Запищала рация. Из лагеря сообщили, что вторая группа омоновцев захватила четверых подвыпивших трофейщиков с немецким карабином.

- Ну пора и нам, - решила Люд­мила. - Заедем в пару мест, где они могут прятаться. (Следы этих новгородцев омоновцы на­шли много позже, но это уже другая история).

Я попросился остаться в ла­гере. Хотелось поговорить с людьми, посмотреть, как они работают.

- Пошли к костру, - сказал мне Черепанов.

Мы направились к ближай­шему костру. Как огромные ки­тайские фонарики, светились вокруг шатра из парашютного шелка пологи и тенты из полиэ­тилена, сохраняющие тепло. Ре­бята обустроились грамотно. Тут в основном были ветераны Долины - те, кто ездил сюда много лет. Мясной Бор стал местом па­ломничества. «Меккой для поисковиков», - сказал мне Михаил Черепанов.

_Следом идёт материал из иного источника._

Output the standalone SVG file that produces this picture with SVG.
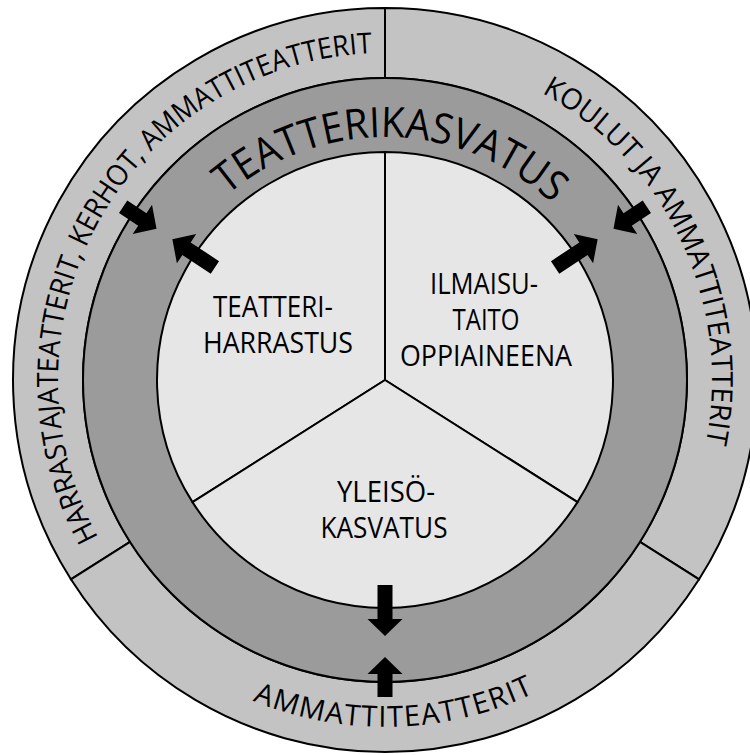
<svg xmlns="http://www.w3.org/2000/svg" xmlns:xlink="http://www.w3.org/1999/xlink" width="750" height="755" viewBox="0 0 750 755">
<style>
  .ring-outer { fill: #c3c3c3; stroke: #000; stroke-width: 2; }
  .ring-mid { fill: #9b9b9b; stroke: #000; stroke-width: 2; }
  .sector { fill: #e6e6e6; stroke: #000; stroke-width: 2; stroke-linejoin: round; }
  .lbl { font-family: "Open Sans", "Noto Sans", "DejaVu Sans", sans-serif; fill: #000; }
  .inner { font-size: 29px; text-anchor: middle; }
  .arc { font-size: 29px; }
  .big { font-size: 42px; }
  .arrow { fill: #000; }
</style>
<defs>
  <path id="pTop243" d="M 142 380 A 243 243 0 0 1 628 380"/>
  <path id="pTop327" d="M 58 380 A 327 327 0 0 1 712 380"/>
  <path id="pBot347" d="M 38 380 A 347 347 0 0 0 732 380"/>
  <polygon id="arrOut" points="0,0 -17,-17.5 -17,-7.5 -51,-7.5 -51,7.5 -17,7.5 -17,17.5"/>
  <polygon id="arrIn" points="0,0 17,-17.5 17,-7.5 40,-7.5 40,7.5 17,7.5 17,17.5"/>
</defs>
<rect width="750" height="755" fill="#fff"/>

<g id="outer-harrastajateatterit">
  <path class="ring-outer" d="M 70.92 579.32 A 372 372 0 0 1 385 8 L 385 78 A 302 302 0 0 0 130.02 541.81 Z"/>
  <text class="lbl arc" transform="rotate(-60.5 385 380)"><textPath xlink:href="#pTop327" href="#pTop327" startOffset="50%" text-anchor="middle" textLength="665" lengthAdjust="spacingAndGlyphs">HARRASTAJATEATTERIT, KERHOT, AMMATTITEATTERIT</textPath></text>
</g>
<g id="outer-koulut">
  <path class="ring-outer" d="M 385 8 A 372 372 0 0 1 699.08 579.32 L 639.98 541.81 A 302 302 0 0 0 385 78 Z"/>
  <text class="lbl arc" transform="rotate(64.9 385 380)"><textPath xlink:href="#pTop327" href="#pTop327" startOffset="50%" text-anchor="middle" textLength="414" lengthAdjust="spacingAndGlyphs">KOULUT JA AMMATTITEATTERIT</textPath></text>
</g>
<g id="outer-ammattiteatterit">
  <path class="ring-outer" d="M 699.08 579.32 A 372 372 0 0 1 70.92 579.32 L 130.02 541.81 A 302 302 0 0 0 639.98 541.81 Z"/>
  <text class="lbl arc" transform="rotate(-1.5 385 380)"><textPath xlink:href="#pBot347" href="#pBot347" startOffset="50%" text-anchor="middle" textLength="290">AMMATTITEATTERIT</textPath></text>
</g>

<g id="teatterikasvatus">
  <circle class="ring-mid" cx="385" cy="380" r="302"/>
  <text class="lbl big" transform="rotate(1.5 385 380)"><textPath xlink:href="#pTop243" href="#pTop243" startOffset="50%" text-anchor="middle" textLength="356" lengthAdjust="spacingAndGlyphs">TEATTERIKASVATUS</textPath></text>
</g>

<g id="teatteriharrastus">
  <path class="sector" d="M 385 380 L 192.5 502.16 A 228 228 0 0 1 385 152 Z"/>
  <text class="lbl inner" x="273" y="317" textLength="120" lengthAdjust="spacingAndGlyphs">TEATTERI-</text>
  <text class="lbl inner" x="278" y="353" textLength="150" lengthAdjust="spacingAndGlyphs">HARRASTUS</text>
</g>
<g id="ilmaisutaito">
  <path class="sector" d="M 385 380 L 385 152 A 228 228 0 0 1 577.5 502.16 Z"/>
  <text class="lbl inner" x="484" y="294" textLength="108" lengthAdjust="spacingAndGlyphs">ILMAISU-</text>
  <text class="lbl inner" x="486" y="330" textLength="67" lengthAdjust="spacingAndGlyphs">TAITO</text>
  <text class="lbl inner" x="486" y="366" textLength="172" lengthAdjust="spacingAndGlyphs">OPPIAINEENA</text>
</g>
<g id="yleisokasvatus">
  <path class="sector" d="M 385 380 L 577.5 502.16 A 228 228 0 0 1 192.5 502.16 Z"/>
  <text class="lbl inner" x="386" y="502" textLength="98" lengthAdjust="spacingAndGlyphs">YLEISÖ-</text>
  <text class="lbl inner" x="384" y="538" textLength="127" lengthAdjust="spacingAndGlyphs">KASVATUS</text>
</g>

<g id="connectors" class="arrow">
  <use xlink:href="#arrOut" href="#arrOut" transform="translate(385 380) rotate(213.5) translate(255 0)"/>
  <use xlink:href="#arrOut" href="#arrOut" transform="translate(385 380) rotate(326.5) translate(255 0)"/>
  <use xlink:href="#arrOut" href="#arrOut" transform="translate(385 380) rotate(90) translate(256 0)"/>
  <use xlink:href="#arrIn" href="#arrIn" transform="translate(385 380) rotate(213.5) translate(274 0)"/>
  <use xlink:href="#arrIn" href="#arrIn" transform="translate(385 380) rotate(326.5) translate(274 0)"/>
  <use xlink:href="#arrIn" href="#arrIn" transform="translate(385 380) rotate(90) translate(277 0)"/>
</g>
</svg>
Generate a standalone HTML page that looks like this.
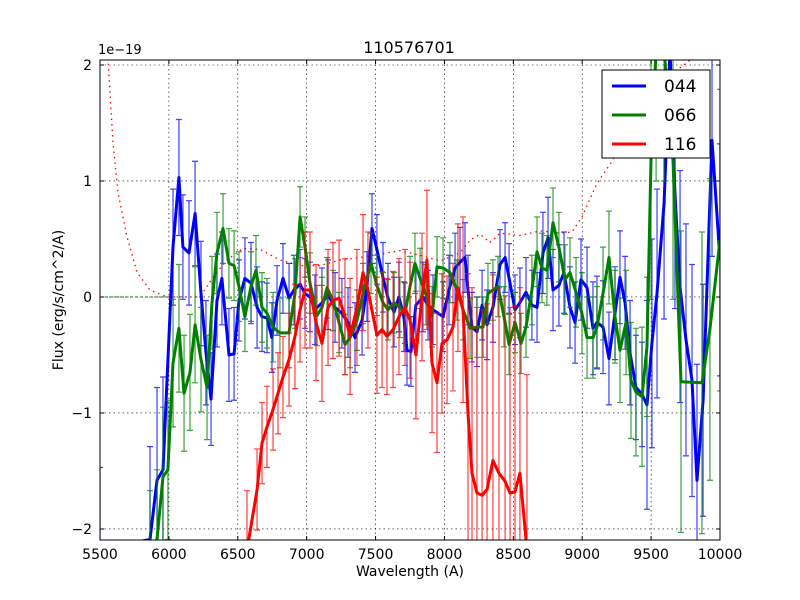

Михаил был один из тех, кто первым пришел к путевому обходчику Орлову. Сын Орлова Валерий повел их - «Снежный десант» Казанского университета - в лес и показал набитые останками воронки. Тут же был найден первый ме­дальон, копия его послана в военкомат, и вдова солдата, пропавшего без вести в сорок втором, ютившаяся в полуразва­лившемся домике, из которого провожала мужа на войну, получила пенсию и квартиру.

Раз за разом приезжали поисковики в Долину, их становилось все больше. А в 1987 г. Михаил Черепанов выступил по центральному телевидению... Рассказал о том, что здесь, в Мясном Бору лежат десятки тысяч непохороненных солдат 2-й Ударной армии. А спустя десяток лет оказалось, что именно по этим местам планируется построить железную дорогу...

- Здесь вся страна перебывала, в Долине, - сказал мне Михаил Черепанов. – И в сорок втором, и сейчас, в поиске.

...Я вспомнил обелиск павшим воинам 2-й Ударной, общую мо­гилу и несколько маленьких мраморных плит с фотогра­фиями. Родственники найденных солдат при­езжали и оставляли эти плитки с фотографиями. Я впер­вые увидел тогда тех, кого мы находим - не серые и черные кости, пробитые черепа, а лица, глаза... Каждый по-своему глядел с фотогра­фий, но в них во всех было что-то общее. То, ради чего работают поиско­вики. Взгляд из войны.